My freshman year of high school, I decided to join the football team. Up until that point, I’d lived in an environment where I didn’t get to participate in extracurricular activities. I’d never participated in team sports. I didn’t even get to hang out with friends after school very often, so I didn’t participate in informal sports, either. Playing outside was usually something I could do alone — like riding a bike around the block solo. High school seemed like a really great time to get involved in something, and I was a pretty big guy — weight, yes, but also height and general build. I was super happy to get in shape and be a lineman or something.
Actually participating in that team turned out to be something wholly alien to me. I didn’t understand locker room behavior, and after a year of that, I still didn’t. The way coaches treated people didn’t align at all with prior life experiences. The level of young machismo involved was completely incomprehensible. While most of the boys on the team saw it as perfectly normal, I couldn’t come to terms with it. I wasn’t having fun. After a season, I still wasn’t having fun. It was miserable. I didn’t sign up again the following year and had no regrets.
For many years afterwards, I held quitting football as some bizarre point of pride. I quit, because I’m better than them! This carried over into my adult life where I’d roll my eyes at people who enjoyed sports or mock people who’d get excited about the Super Bowl or the World Series. I called sports “sportsball” and found it clever and hilarious. All of that was, ultimately, rooted in my inability to identify with this thing other people liked doing. While I can’t find it anymore, it was actually a webcomic — maybe five or six years ago — which made me realize how silly my behavior was. There have been many like it since, but I can’t find this specific one anywhere. Essentially, it posed the question: why can’t you let people enjoy things which you don’t enjoy?
I asked myself if peoples’ enjoyment of the Super Bowl had any lasting, negative impact on my life. Does it? Not at all. Worst case scenario, I stop reading Twitter (or whatever else) for a few hours. Who cares? I can find something else to do during that time. In any other capacity, it doesn’t hurt me whatsoever. If I expect people to respect my enjoyment of certain things, I should respect their enjoyment of different things. Wasting time and energy spewing “sportsball” at people hurts me more than it hurts them. At best, I put myself into a bad mood that way. At worst, it makes people — potentially people I care about — really hate having me around.
It’s not that I can’t figure out what a third down conversion is. I just don’t care. And that’s fine — if I keep it to myself and don’t go around telling everyone excited about the Super Bowl how much I don’t care about the Super Bowl. That’s useless to them and to me. Nowadays, hearing people say “sportsball” is more annoying to me than people saying “Super Bowl.” Fans’ excitement is way better than bitter spite.

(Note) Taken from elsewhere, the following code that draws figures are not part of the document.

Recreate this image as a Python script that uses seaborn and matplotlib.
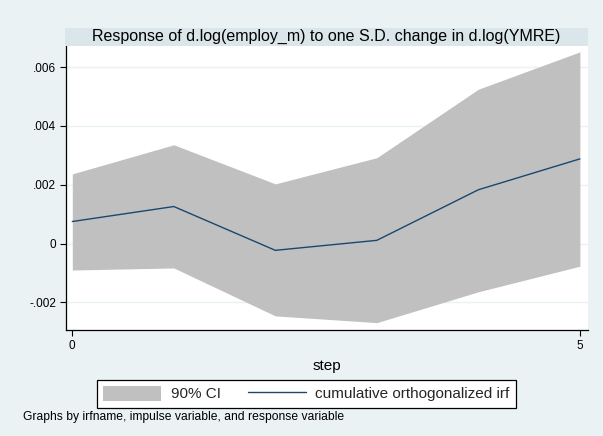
import matplotlib
matplotlib.use("Agg")
import matplotlib.pyplot as plt
from matplotlib.patches import Rectangle, Patch
from matplotlib.lines import Line2D
import seaborn as sns
import pandas as pd

# Cumulative orthogonalized IRF with 90% confidence band
step = [0, 1, 2, 3, 4, 5]
irf = [0.00075, 0.00126, -0.00023, 0.00011, 0.00183, 0.00288]
ci_lower = [-0.00090, -0.00083, -0.00246, -0.00269, -0.00164, -0.00077]
ci_upper = [0.00237, 0.00336, 0.00203, 0.00292, 0.00525, 0.00652]

y_ticks = [-0.002, 0, 0.002, 0.004, 0.006]
y_tick_labels = ["-.002", "0", ".002", ".004", ".006"]
x_ticks = [0, 5]
x_tick_labels = ["0", "5"]

title = "Response of d.log(employ_m) to one S.D. change in d.log(YMRE)"
note = "Graphs by irfname, impulse variable, and response variable"

df = pd.DataFrame({"step": step, "irf": irf, "lo": ci_lower, "hi": ci_upper})

sns.set_theme(style="white")
plt.rcParams["font.family"] = ["Liberation Sans", "DejaVu Sans"]

bg = "#eaf2f3"
band = "#dbe6eb"
ci_color = "#c0c0c0"
navy = "#1a476f"

W, H = 603, 436
fig = plt.figure(figsize=(W / 100, H / 100), dpi=100, facecolor=bg)

def fx(px):
    return px / W

def fy(py):
    return 1 - py / H

ax_l, ax_r, ax_t, ax_b = 65.7, 588, 46, 330
ax = fig.add_axes([fx(ax_l), fy(ax_b), fx(ax_r - ax_l), fy(ax_t) - fy(ax_b)])
ax.set_facecolor("white")

ax.set_xlim(-0.065, 5.08)
ax.set_ylim(-0.00294, 0.00672)

for yv in y_ticks:
    ax.axhline(yv, color=bg, lw=1.0, zorder=0.5)

ax.fill_between(df["step"], df["lo"], df["hi"], color=ci_color, lw=0, zorder=1)
sns.lineplot(data=df, x="step", y="irf", ax=ax, color=navy, lw=1.0, zorder=2, legend=False)

ax.set_xticks(x_ticks)
ax.set_xticklabels(x_tick_labels)
ax.set_yticks(y_ticks)
ax.set_yticklabels(y_tick_labels)
ax.tick_params(axis="both", direction="out", length=4, width=0.8, color="black",
               labelsize=8.5, labelcolor="black", pad=3, left=True, bottom=True)

for s in ["top", "right"]:
    ax.spines[s].set_visible(False)
for s in ["left", "bottom"]:
    ax.spines[s].set_color("black")
    ax.spines[s].set_linewidth(0.9)

ax.set_xlabel("step", fontsize=11, color="black", labelpad=5)
ax.set_ylabel("")

# title band above the plot region
fig.patches.append(Rectangle((fx(64.6), fy(46)), fx(588 - 64.6), fy(27.7) - fy(46),
                             transform=fig.transFigure, facecolor=band, edgecolor="none"))
fig.text(fx(326), fy(36.5), title, ha="center", va="center", fontsize=11.5, color="black")

handles = [Patch(facecolor=ci_color, edgecolor="none"),
           Line2D([0], [0], color=navy, lw=1.0)]
leg = fig.legend(handles, ["90% CI", "cumulative orthogonalized irf"],
                 loc="center", ncol=2, fontsize=11,
                 bbox_to_anchor=(fx(306.5), fy(393.7)),
                 frameon=True, fancybox=False, edgecolor="black", facecolor="white",
                 framealpha=1, handlelength=3.8, handleheight=1.1, handletextpad=0.6,
                 columnspacing=1.8, borderpad=0.4)
leg.get_frame().set_linewidth(0.9)

fig.text(fx(23), fy(416.5), note, ha="left", va="center", fontsize=8.7, color="black")

fig.savefig("out.png", dpi=100, facecolor=bg)
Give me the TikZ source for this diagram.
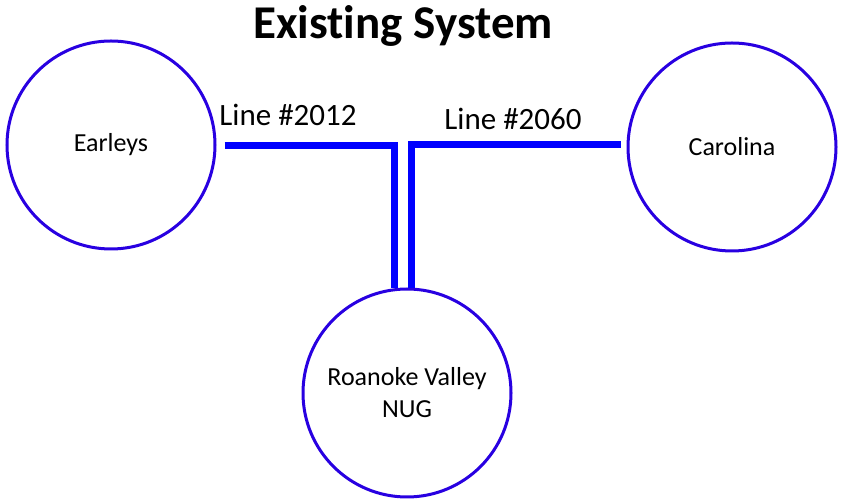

One of the reasons I find esports so fascinating is this clash of worlds. Nerds who get angry about football get hyped about the latest Heroes/Dota/LoL/Hearthstone tourney. Sports fans are, in turn, getting angry about video game tournaments. Both groups of people hold regular pissing contests about “real sports” and it ultimately comes down to the same thing — those groups refuse to accept some people enjoy different things.
Pick your battles. If it doesn’t have a lasting, negative impact on your life, ignore it and find something else to do.